Il grande vecchio di Covas

Il grande vecchio di Covas

di Salvatore Pinna

L’olivastro (olea oleaster) sulla strada di Salondra, regione Covas, è con tutta probabilità il più vecchio di Alghero ed ha una età apparente di almeno 1500 anni, anche se non quello di maggiori dimensioni, specie se confrontato con quello presente nell’oliveto davanti al convento di clausura delle Clarisse a Montagnese.

Mentre il tronco cavo, che misura  8,9 metri di circonferenza,  conserva tutta la sua maestosità e tormentata bellezza e ricorda la definizione dell’olivo di Federico Garcia Lorca (carico di grida), la chioma risente ancora dello sconsiderato scapitozzamento con un’ascia effettuato durante la seconda guerra mondiale da un servo pastore dei proprietari del terreno che, aggiungendo al danno la beffa, aveva assicurato che l’albero sarebbe ricresciuto più bello.

Secondo antiche testimonianze nel massimo dello splendore l’olivastro poteva servire da meriggio (miriagu) a 350 pecore, ma ancora non era il più grande  della zona.

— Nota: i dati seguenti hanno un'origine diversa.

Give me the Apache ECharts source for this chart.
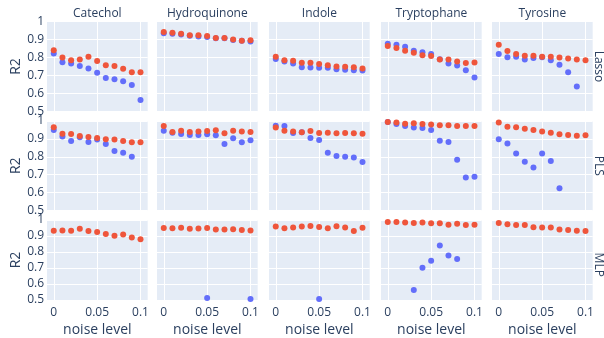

Un altro olivastro poteva ospitare ben 500 pecore, una vero gigante che poteva reggere il paragone con quelli di Luras, considerati i più vecchi e grandi del mondo.
E’ stato abbattuto per fare carbone, preziosa sostanza che ora è utilizzata sotterrandola nel terreno per renderlo più fertile ed allo stesso tempo sequestrare l’anidride carbonica principale responsabile del riscaldamento climatico.

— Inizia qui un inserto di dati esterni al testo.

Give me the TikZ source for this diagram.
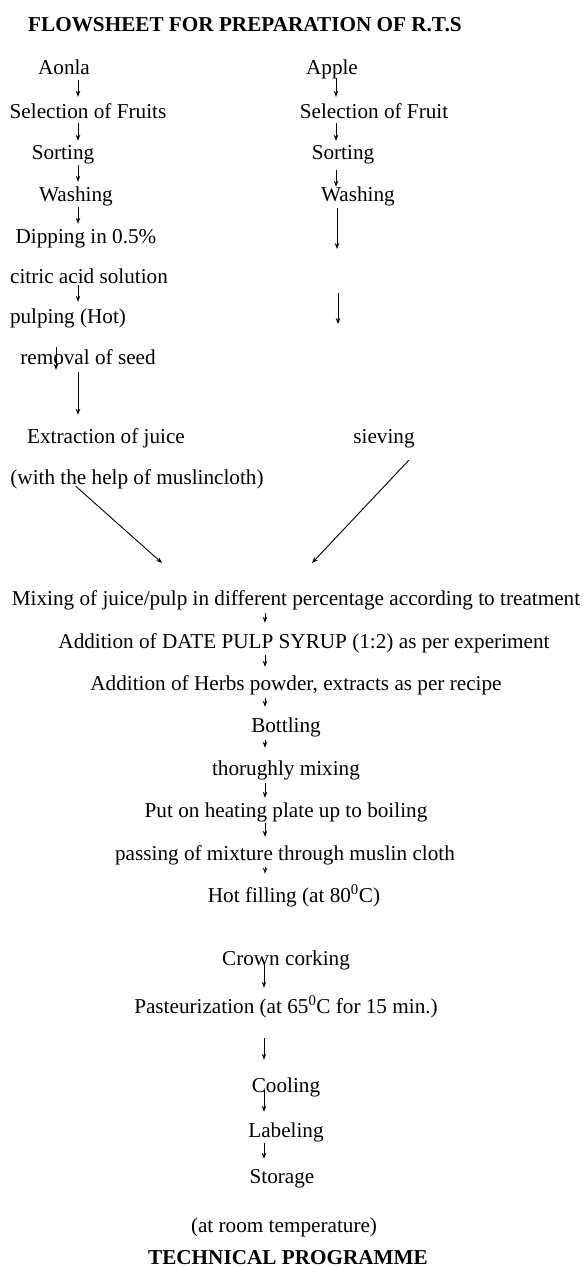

Le espressioni sinergia e circolo virtuoso non erano ancora entrate in uso, ma pecore e olivastri le conoscevano perfettamente: ombra vuol dire letame, letame vuol dire maggior sviluppo della pianta e quindi più ombra, più ombra più letame e così via sinché non arrivano un servo pastore o un carbonaro. Fanno eccezione gli asini che, a differenza anche dei cavalli, non lasciano tracce sotto gli alberi o macchioni alla cui ombra si riparano.

Non so se avete visto nascere un olivo. Appaiono prima due piccole foglioline e la crescita sembra arrestarsi prima di iniziare. Seguono poi poche altre foglioline e per il primo anno basta. Il neonato olivo si guarda intorno con calma, deve studiare l’ambiente dove è nato e dove potrebbe vivere per più di duemila anni, uomini permettendo! Non ha fretta, non è certo l’erba dei miracoli del deserto della Namibia che dopo una pioggia deve crescere ed andare a seme in pochi giorni!

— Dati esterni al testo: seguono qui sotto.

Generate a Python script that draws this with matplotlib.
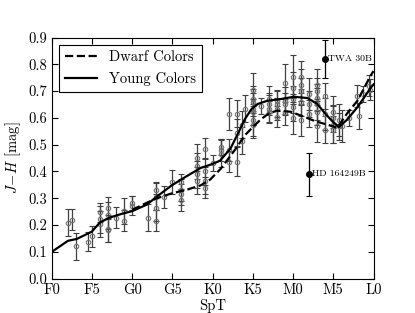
import numpy as np
import matplotlib
matplotlib.use("Agg")
import matplotlib.pyplot as plt

plt.rcParams['font.family'] = 'serif'
plt.rcParams['font.serif'] = ['cmr10']
plt.rcParams['mathtext.fontset'] = 'cm'
plt.rcParams['axes.formatter.use_mathtext'] = True
plt.rcParams['axes.unicode_minus'] = False

# spectral type: F0=0, G0=10, K0=20, M0=30, L0=40
tick_pos = [0, 5, 10, 15, 20, 25, 30, 35, 40]
tick_lab = ['F0', 'F5', 'G0', 'G5', 'K0', 'K5', 'M0', 'M5', 'L0']

# sequence curves
young_spt = [0, 2.0, 3.1, 4.95, 6.0, 7.2, 8.5, 10.0, 11.8, 13.05, 14.9, 16.8,
             18.5, 19.7, 20.9, 22.2, 23.2, 24.0, 24.8, 25.6, 26.8, 28.4, 30.1,
             31.8, 33.0, 34.0, 34.9, 35.7, 36.7, 38.0, 39.65, 40.0]
young_jh = [0.10, 0.141, 0.148, 0.175, 0.21, 0.228, 0.24, 0.252, 0.276, 0.306,
            0.348, 0.383, 0.413, 0.425, 0.44, 0.485, 0.545, 0.595, 0.632, 0.652,
            0.664, 0.67, 0.679, 0.674, 0.652, 0.616, 0.587, 0.566, 0.593, 0.64,
            0.712, 0.725]

dwarf_spt = [10.0, 11.8, 13.05, 14.9, 16.8, 18.5, 19.7, 21.0, 22.0, 23.0,
             24.0, 25.0, 26.0, 27.0, 28.0, 29.7, 31.3, 32.8, 34.25, 35.5, 36.7,
             38.0, 39.65, 40.0]
dwarf_jh = [0.257, 0.283, 0.30, 0.318, 0.332, 0.348, 0.37, 0.41, 0.45, 0.49,
            0.535, 0.566, 0.595, 0.617, 0.627, 0.623, 0.605, 0.587, 0.575,
            0.563, 0.616, 0.664, 0.758, 0.775]

# individual objects
obj_spt = [2.0, 2.5, 3.0, 4.45, 4.95,
           6, 6, 6, 7, 7, 7, 7, 8, 9, 9, 10, 10, 12,
           13, 13, 13, 13, 14, 15, 16, 16, 16, 16,
           18, 18, 18, 18, 19, 19, 19, 19, 20, 21, 21, 21,
           22, 22, 22, 23, 23, 23, 23.65, 23.65, 24.06,
           25, 25, 25, 25, 25, 25, 25, 26, 27, 27, 27, 27,
           28, 28, 28, 28, 29, 29, 29, 29, 30, 30, 30, 30, 30,
           31, 31, 31, 31, 31, 32, 32, 32, 33, 33, 33, 33, 33, 33,
           34, 34, 34, 35, 35, 35, 35, 35.7, 35.7, 36.1, 37.0,
           38.0, 38.2, 38.7, 39.4, 39.6]
obj_jh = [0.208, 0.22, 0.12, 0.138, 0.158,
          0.248, 0.222, 0.204, 0.264, 0.236, 0.186, 0.18, 0.228, 0.252, 0.216,
          0.282, 0.272, 0.228,
          0.33, 0.306, 0.264, 0.216, 0.304, 0.362, 0.36, 0.33, 0.315, 0.294,
          0.452, 0.42, 0.39, 0.366, 0.485, 0.40, 0.366, 0.34, 0.431, 0.49, 0.48,
          0.467,
          0.616, 0.48, 0.437, 0.616, 0.545, 0.437, 0.575, 0.515, 0.634,
          0.706, 0.67, 0.658, 0.634, 0.622, 0.592, 0.575, 0.646, 0.67, 0.652,
          0.634, 0.622,
          0.664, 0.652, 0.634, 0.605, 0.73, 0.664, 0.652, 0.622,
          0.754, 0.712, 0.67, 0.64, 0.598,
          0.754, 0.724, 0.70, 0.658, 0.592, 0.688, 0.652, 0.616,
          0.724, 0.70, 0.676, 0.652, 0.622, 0.569,
          0.682, 0.616, 0.556, 0.622, 0.598, 0.575, 0.556, 0.592, 0.569, 0.569,
          0.60,
          0.682, 0.607, 0.69, 0.72, 0.706]
obj_err = [0.05, 0.04, 0.05, 0.035, 0.04,
           0.035, 0.05, 0.05, 0.04, 0.05, 0.05, 0.045, 0.04, 0.05, 0.04,
           0.025, 0.035, 0.05,
           0.03, 0.05, 0.05, 0.04, 0.04, 0.045, 0.03, 0.04, 0.04, 0.04,
           0.05, 0.05, 0.05, 0.05, 0.04, 0.05, 0.05, 0.04, 0.03, 0.03, 0.04,
           0.05,
           0.06, 0.04, 0.04, 0.05, 0.05, 0.055, 0.05, 0.05, 0.05,
           0.06, 0.05, 0.05, 0.06, 0.05, 0.06, 0.05, 0.03, 0.05, 0.04,
           0.05, 0.04,
           0.04, 0.05, 0.04, 0.04, 0.07, 0.05, 0.04, 0.05,
           0.08, 0.06, 0.05, 0.05, 0.06,
           0.06, 0.06, 0.05, 0.05, 0.06, 0.06, 0.05, 0.05,
           0.06, 0.05, 0.05, 0.06, 0.05, 0.06,
           0.05, 0.06, 0.05, 0.06, 0.05, 0.07, 0.05, 0.06, 0.05, 0.06,
           0.03,
           0.04, 0.05, 0.03, 0.04, 0.04]

# peculiar objects
pec_names = ['TWA 30B', 'HD 164249B']
pec_spt = [34.0, 32.0]
pec_jh = [0.82, 0.39]
pec_err = [0.07, 0.08]

fig, ax = plt.subplots(figsize=(4.15, 3.13), dpi=100)

ax.errorbar(obj_spt, obj_jh, yerr=obj_err, fmt='o', ms=3.2, mfc='none',
            mec='0.45', mew=0.8, ecolor='0.25', elinewidth=0.9, capsize=2,
            capthick=0.8, zorder=2)
ax.plot(dwarf_spt, dwarf_jh, 'k--', lw=1.6, label='Dwarf Colors', zorder=3)
ax.plot(young_spt, young_jh, 'k-', lw=1.6, label='Young Colors', zorder=3)

ax.errorbar(pec_spt, pec_jh, yerr=pec_err, fmt='o', ms=4, color='k',
            ecolor='k', elinewidth=0.9, capsize=2, capthick=0.8, zorder=4)
for name, x, y in zip(pec_names, pec_spt, pec_jh):
    ax.text(x + 0.4, y, name, fontsize=7, va='center', ha='left')

ax.set_xlim(0, 40)
ax.set_ylim(0, 0.9)
ax.set_xticks(tick_pos)
ax.set_xticklabels(tick_lab)
ax.set_yticks(np.arange(0, 0.91, 0.1))
ax.set_yticklabels(['%.1f' % v for v in np.arange(0, 0.91, 0.1)])
ax.tick_params(direction='in', top=True, right=True, length=4, labelsize=10.5)
ax.set_xlabel('SpT', fontsize=10.5, labelpad=1)
ax.set_ylabel('$J\\!-\\!H$ [mag]', fontsize=10.5)

leg = ax.legend(loc='upper left', fontsize=10.5, fancybox=False,
                edgecolor='k', framealpha=1, handlelength=2.2,
                borderaxespad=0.5)
leg.get_frame().set_linewidth(0.8)

fig.savefig('out.png', dpi=100)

L’olivastro di Covas ha superato prove difficili, ma niente può contro la stupidità umana. Arature profonde hanno rotto le radici che spingeva nei campi circostanti, anche recentemente dei lavori sulla strada hanno rotto altre radici. L’albero soffre ed avrebbe bisogno di interventi urgenti.

Alghero dovrebbe prendere coscienza di questo albero monumentale, costruire intorno un muro di contenimento con della buona terra e potare regolarmente i sempre più numerosi rami secchi. Ben messo in evidenza potrebbe diventare meta di pellegrinaggi turistici e testimoniare la disperata e qualche volta vincente  lotta della natura contro la ottusa violenza dell’uomo.